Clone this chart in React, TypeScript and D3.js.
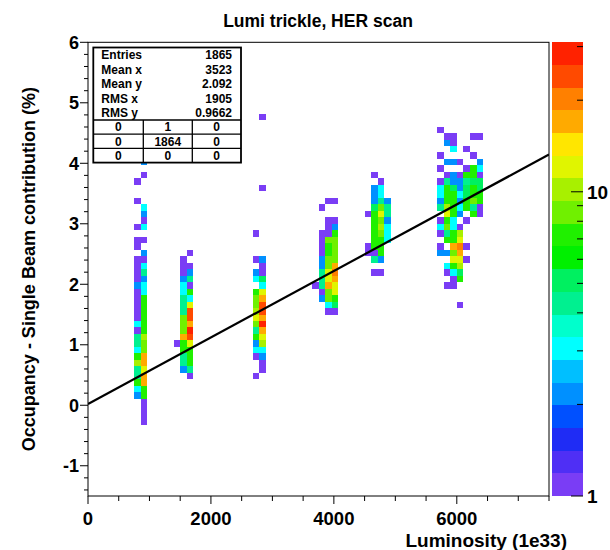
import React from 'react';
import * as d3 from 'd3';

// ---- axis / binning ----
const X_RANGE: [number, number] = [0, 7500];
const Y_RANGE: [number, number] = [-1.5, 6];
const N_BINS_X = 70;
const N_BINS_Y = 70;
const Z_MIN = 1;
const Z_MAX = 31;

const X_TICKS = [0, 2000, 4000, 6000];
const Y_TICKS = [-1, 0, 1, 2, 3, 4, 5, 6];
const Z_MINOR_TICKS = [2, 3, 4, 5, 6, 7, 8, 9, 20, 30];
const Z_LABELS = [1, 10];

const TITLE = 'Lumi trickle, HER scan';
const X_TITLE = 'Luminosity (1e33)';
const Y_TITLE = 'Occupancy - Single Beam contribution (%)';

const FIT_INTERCEPT = 0.02;
const FIT_SLOPE = 5.5e-4;

const STAT_NAMES = ['Entries', 'Mean x', 'Mean y', 'RMS x', 'RMS y'];
const STAT_VALUES = ['1865', '3523', '2.092', '1905', '0.9662'];
const OVERFLOW_TABLE = [
  [0, 1, 0],
  [0, 1864, 0],
  [0, 0, 0],
];

// 20 colour levels of the ROOT "pretty" palette, bottom -> top
const PALETTE = [
  '#7a3df5', '#4f2ff5', '#1f2cf5', '#0050ff', '#0090ff',
  '#00bfff', '#00ffff', '#00ffcc', '#00f090', '#00f060',
  '#00f000', '#20f000', '#70f000', '#a8f000', '#e0f500',
  '#ffe600', '#ffaa00', '#ff8000', '#ff4a00', '#ff2200',
];

// ---- bin contents: each row = [yBin, counts for consecutive x bins from firstX] ----
const CLUSTER_850 = {
  firstX: 7,
  rows: [
    [67, 1, 0], [59, 0, 1], [58, 1, 0], [53, 1, 1], [52, 1, 1], [51, 0, 2],
    [49, 0, 1], [48, 1, 0], [45, 1, 0], [44, 0, 3], [43, 0, 2], [42, 0, 1],
    [41, 1, 3], [39, 1, 1], [38, 1, 0], [37, 0, 2], [36, 1, 1], [35, 1, 3],
    [34, 1, 4], [33, 1, 2], [32, 2, 3], [31, 1, 3], [30, 1, 7], [29, 1, 7],
    [28, 1, 7], [27, 1, 7], [26, 3, 7], [25, 1, 7], [24, 4, 11], [23, 4, 9],
    [22, 3, 9], [21, 7, 16], [20, 11, 16], [19, 4, 13], [18, 4, 16], [17, 7, 16],
    [16, 3, 7], [15, 2, 7], [14, 0, 1], [13, 0, 1], [12, 0, 1], [11, 0, 1],
  ],
};

const CLUSTER_1600 = {
  firstX: 13,
  rows: [
    [37, 0, 0, 1], [36, 0, 1, 0], [35, 0, 1, 1], [34, 0, 1, 2], [33, 0, 2, 4],
    [32, 0, 3, 1], [31, 0, 3, 7], [30, 0, 4, 3], [29, 0, 4, 13], [28, 0, 4, 22],
    [27, 0, 9, 22], [26, 0, 9, 16], [25, 0, 9, 27], [24, 0, 16, 22], [23, 1, 7, 13],
    [22, 0, 7, 7], [21, 0, 4, 7], [20, 0, 4, 7], [19, 0, 2, 4], [18, 0, 0, 1],
  ],
};

const CLUSTER_2750 = {
  firstX: 25,
  rows: [
    [58, 0, 1], [47, 0, 1], [40, 1, 0], [36, 1, 2], [35, 0, 1], [34, 2, 1],
    [33, 3, 5], [32, 0, 3], [31, 7, 13], [30, 9, 16], [29, 9, 22], [28, 11, 22],
    [27, 13, 16], [26, 9, 27], [25, 4, 16], [24, 7, 13], [23, 2, 11], [22, 3, 3],
    [21, 1, 2], [20, 0, 1], [19, 0, 1], [18, 1, 0],
  ],
};

const CLUSTER_3900 = {
  firstX: 34,
  rows: [
    [45, 0, 0, 1, 1], [44, 0, 1, 0, 0], [42, 0, 0, 1, 1], [41, 0, 0, 1, 2],
    [40, 0, 1, 1, 7], [39, 0, 1, 9, 9], [38, 0, 1, 7, 9], [37, 0, 1, 7, 9],
    [36, 0, 2, 9, 9], [35, 0, 2, 9, 16], [34, 0, 4, 13, 19], [33, 0, 4, 13, 16],
    [32, 1, 4, 16, 13], [31, 0, 1, 9, 13], [30, 0, 2, 9, 7], [29, 0, 0, 3, 5],
    [28, 0, 0, 1, 1],
  ],
};

const CLUSTER_4700 = {
  firstX: 42,
  rows: [
    [49, 0, 1, 0, 0], [48, 0, 0, 1, 0], [47, 0, 2, 3, 0], [46, 0, 2, 3, 0],
    [45, 0, 2, 4, 2], [44, 0, 5, 9, 4], [43, 1, 7, 13, 4], [42, 0, 7, 9, 2],
    [41, 0, 7, 11, 3], [40, 0, 7, 9, 3], [39, 0, 7, 7, 3], [38, 1, 7, 7, 0],
    [37, 1, 1, 7, 0], [36, 0, 4, 2, 0], [34, 0, 1, 1, 0],
  ],
};

const CLUSTER_6000 = {
  firstX: 53,
  rows: [
    [56, 1, 0, 0, 0, 0, 0, 0], [55, 0, 1, 1, 0, 0, 1, 1], [54, 0, 2, 1, 0, 0, 0, 0],
    [53, 0, 0, 3, 0, 1, 0, 0], [52, 1, 0, 0, 0, 0, 1, 0], [51, 0, 2, 2, 1, 0, 0, 2],
    [50, 1, 0, 0, 0, 1, 7, 3], [49, 0, 1, 2, 1, 7, 7, 1], [48, 1, 4, 2, 2, 4, 5, 5],
    [47, 3, 7, 5, 2, 5, 7, 5], [46, 3, 7, 7, 3, 5, 7, 7], [45, 2, 7, 7, 2, 7, 9, 7],
    [44, 4, 11, 7, 3, 7, 4, 1], [43, 0, 13, 7, 2, 0, 7, 1], [42, 1, 7, 3, 0, 1, 0, 0],
    [41, 3, 9, 3, 1, 0, 0, 0], [40, 1, 4, 7, 11, 0, 0, 0], [39, 0, 7, 7, 13, 0, 0, 0],
    [38, 1, 0, 16, 19, 1, 0, 0], [37, 2, 2, 9, 16, 0, 0, 0], [36, 0, 0, 13, 13, 1, 0, 0],
    [35, 0, 3, 7, 11, 0, 0, 0], [34, 0, 1, 3, 5, 0, 0, 0], [33, 0, 0, 1, 7, 0, 0, 0],
    [32, 0, 1, 1, 0, 0, 0, 0], [29, 0, 0, 0, 1, 0, 0, 0],
  ],
};

const CLUSTERS = [CLUSTER_850, CLUSTER_1600, CLUSTER_2750, CLUSTER_3900, CLUSTER_4700, CLUSTER_6000];

// ---- layout ----
const W = 610;
const H = 550;
const FRAME = { left: 88, right: 549, top: 42.3, bottom: 496 };
const BAR = { left: 552, right: 583 };
const FONT = '"Liberation Sans", Arial, Helvetica, sans-serif';

export default function App() {
  const x = d3.scaleLinear().domain(X_RANGE).range([FRAME.left, FRAME.right]);
  const y = d3.scaleLinear().domain(Y_RANGE).range([FRAME.bottom, FRAME.top]);
  const z = d3.scaleLog().domain([Z_MIN, Z_MAX]).range([FRAME.bottom, FRAME.top]);
  const logMax = Math.log10(Z_MAX / Z_MIN);
  const colour = d3.scaleQuantize<string>().domain([0, logMax]).range(PALETTE);

  const bx = (X_RANGE[1] - X_RANGE[0]) / N_BINS_X;
  const by = (Y_RANGE[1] - Y_RANGE[0]) / N_BINS_Y;

  const cells: { x0: number; y0: number; n: number }[] = [];
  CLUSTERS.forEach((cl) => {
    cl.rows.forEach((row) => {
      const j = row[0];
      row.slice(1).forEach((n, i) => {
        if (n > 0) cells.push({ x0: X_RANGE[0] + (cl.firstX + i) * bx, y0: Y_RANGE[0] + j * by, n });
      });
    });
  });

  const yMinor = d3.range(Y_RANGE[0] + 0.1, Y_RANGE[1] + 1e-9, 0.2).map((v) => Math.round(v * 10) / 10);
  const xMinor = d3.range(X_RANGE[0], X_RANGE[1] + 1, 500);

  const bands = PALETTE.map((c, k) => {
    const lo = Z_MIN * Math.pow(10, (k * logMax) / PALETTE.length);
    const hi = Z_MIN * Math.pow(10, ((k + 1) * logMax) / PALETTE.length);
    return { c, lo, hi };
  });

  const fitY = (v: number) => FIT_INTERCEPT + FIT_SLOPE * v;

  const boxL = 93.3, boxR = 241, boxT = 47.5;
  const statRowH = 14.5;
  const tabTop = boxT + STAT_NAMES.length * statRowH;
  const tabRowH = 14.2;
  const tabCols = [boxL, 143.3, 192.3, boxR];

  return (
    <svg width={W} height={H} style={{ position: 'absolute', left: 0, top: 0, background: '#fff' }} fontFamily={FONT}>
      <rect x={0} y={0} width={W} height={H} fill="#fff" />
      <defs>
        <clipPath id="frameClip">
          <rect x={FRAME.left} y={FRAME.top} width={FRAME.right - FRAME.left} height={FRAME.bottom - FRAME.top} />
        </clipPath>
      </defs>

      {/* cells */}
      <g shapeRendering="crispEdges">
        {cells.map((d, i) => (
          <rect
            key={i}
            x={x(d.x0)}
            y={y(d.y0 + by)}
            width={x(d.x0 + bx) - x(d.x0)}
            height={y(d.y0) - y(d.y0 + by)}
            fill={colour(Math.log10(d.n / Z_MIN))}
          />
        ))}
      </g>

      {/* fit line */}
      <line
        x1={x(X_RANGE[0])}
        y1={y(fitY(X_RANGE[0]))}
        x2={x(X_RANGE[1])}
        y2={y(fitY(X_RANGE[1]))}
        stroke="#000"
        strokeWidth={2.2}
        clipPath="url(#frameClip)"
      />

      {/* frame */}
      <rect
        x={FRAME.left}
        y={FRAME.top}
        width={FRAME.right - FRAME.left}
        height={FRAME.bottom - FRAME.top}
        fill="none"
        stroke="#000"
        strokeWidth={1}
      />

      {/* axis ticks */}
      <g stroke="#000" strokeWidth={1}>
        {Y_TICKS.map((t) => (
          <line key={'ym' + t} x1={FRAME.left - 8} x2={FRAME.left} y1={y(t)} y2={y(t)} />
        ))}
        {yMinor.filter((t) => !Y_TICKS.includes(t)).map((t) => (
          <line key={'yn' + t} x1={FRAME.left - 4} x2={FRAME.left} y1={y(t)} y2={y(t)} />
        ))}
        {xMinor.map((t) => (
          <line
            key={'xt' + t}
            x1={x(t)}
            x2={x(t)}
            y1={FRAME.bottom}
            y2={FRAME.bottom + (X_TICKS.includes(t) ? 8 : 5)}
          />
        ))}
      </g>

      {/* y labels */}
      {Y_TICKS.map((t) => (
        <text key={'yl' + t} x={FRAME.left - 9} y={y(t)} dy="0.36em" textAnchor="end" fontWeight="bold" fontSize={18}>
          {t}
        </text>
      ))}
      {/* x labels */}
      {X_TICKS.map((t) => (
        <text key={'xl' + t} x={x(t)} y={524.5} textAnchor="middle" fontWeight="bold" fontSize={18.5}>
          {t}
        </text>
      ))}

      {/* titles */}
      <text x={318} y={27} textAnchor="middle" fontWeight="bold" fontSize={17.5}>
        {TITLE}
      </text>
      <text x={567} y={546.5} textAnchor="end" fontWeight="bold" fontSize={19}>
        {X_TITLE}
      </text>
      <text
        transform={`translate(35, ${(FRAME.top + FRAME.bottom) / 2}) rotate(-90)`}
        textAnchor="middle"
        fontWeight="bold"
        fontSize={18}
      >
        {Y_TITLE}
      </text>

      {/* palette */}
      <g shapeRendering="crispEdges">
        {bands.map((b, k) => (
          <rect key={'b' + k} x={BAR.left} y={z(b.hi)} width={BAR.right - BAR.left} height={z(b.lo) - z(b.hi)} fill={b.c} />
        ))}
      </g>
      <g stroke="#000" strokeWidth={1}>
        {Z_LABELS.map((t) => (
          <line key={'zm' + t} x1={BAR.right - 12} x2={BAR.right} y1={z(t)} y2={z(t)} />
        ))}
        {Z_MINOR_TICKS.map((t) => (
          <line key={'zn' + t} x1={BAR.right - 6} x2={BAR.right} y1={z(t)} y2={z(t)} />
        ))}
      </g>
      {Z_LABELS.map((t) => (
        <text key={'zl' + t} x={BAR.right + 4} y={z(t)} dy="0.36em" fontWeight="bold" fontSize={19}>
          {t}
        </text>
      ))}

      {/* stats box */}
      <g>
        <rect x={boxL} y={boxT} width={boxR - boxL} height={tabTop + 3 * tabRowH - boxT} fill="#fff" stroke="#000" strokeWidth={1.8} />
        {STAT_NAMES.map((s, i) => (
          <g key={'s' + i}>
            <text x={boxL + 8} y={boxT + (i + 0.5) * statRowH} dy="0.36em" fontWeight="bold" fontSize={12}>
              {s}
            </text>
            <text x={boxR - 9} y={boxT + (i + 0.5) * statRowH} dy="0.36em" textAnchor="end" fontWeight="bold" fontSize={12}>
              {STAT_VALUES[i]}
            </text>
          </g>
        ))}
        <g stroke="#000" strokeWidth={1.3}>
          {[0, 1, 2].map((r) => (
            <line key={'tr' + r} x1={boxL} x2={boxR} y1={tabTop + r * tabRowH} y2={tabTop + r * tabRowH} />
          ))}
          <line x1={tabCols[1]} x2={tabCols[1]} y1={tabTop} y2={tabTop + 3 * tabRowH} />
          <line x1={tabCols[2]} x2={tabCols[2]} y1={tabTop} y2={tabTop + 3 * tabRowH} />
        </g>
        {OVERFLOW_TABLE.map((row, r) =>
          row.map((v, c) => (
            <text
              key={'t' + r + c}
              x={(tabCols[c] + tabCols[c + 1]) / 2}
              y={tabTop + (r + 0.5) * tabRowH}
              dy="0.36em"
              textAnchor="middle"
              fontWeight="bold"
              fontSize={12}
            >
              {v}
            </text>
          ))
        )}
      </g>
    </svg>
  );
}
┄┄┄┄┄┄
▸ **REQUEST**
Begin at the first line of the data above and repeat each line exactly, stopping after the line containing "const FIT_SLOPE = 5.5e-4;". Omit the pictures.

▸ **OUTPUT FOR THIS EXERCISE**
Clone this chart in React, TypeScript and D3.js.
import React from 'react';
import * as d3 from 'd3';

// ---- axis / binning ----
const X_RANGE: [number, number] = [0, 7500];
const Y_RANGE: [number, number] = [-1.5, 6];
const N_BINS_X = 70;
const N_BINS_Y = 70;
const Z_MIN = 1;
const Z_MAX = 31;

const X_TICKS = [0, 2000, 4000, 6000];
const Y_TICKS = [-1, 0, 1, 2, 3, 4, 5, 6];
const Z_MINOR_TICKS = [2, 3, 4, 5, 6, 7, 8, 9, 20, 30];
const Z_LABELS = [1, 10];

const TITLE = 'Lumi trickle, HER scan';
const X_TITLE = 'Luminosity (1e33)';
const Y_TITLE = 'Occupancy - Single Beam contribution (%)';

const FIT_INTERCEPT = 0.02;
const FIT_SLOPE = 5.5e-4;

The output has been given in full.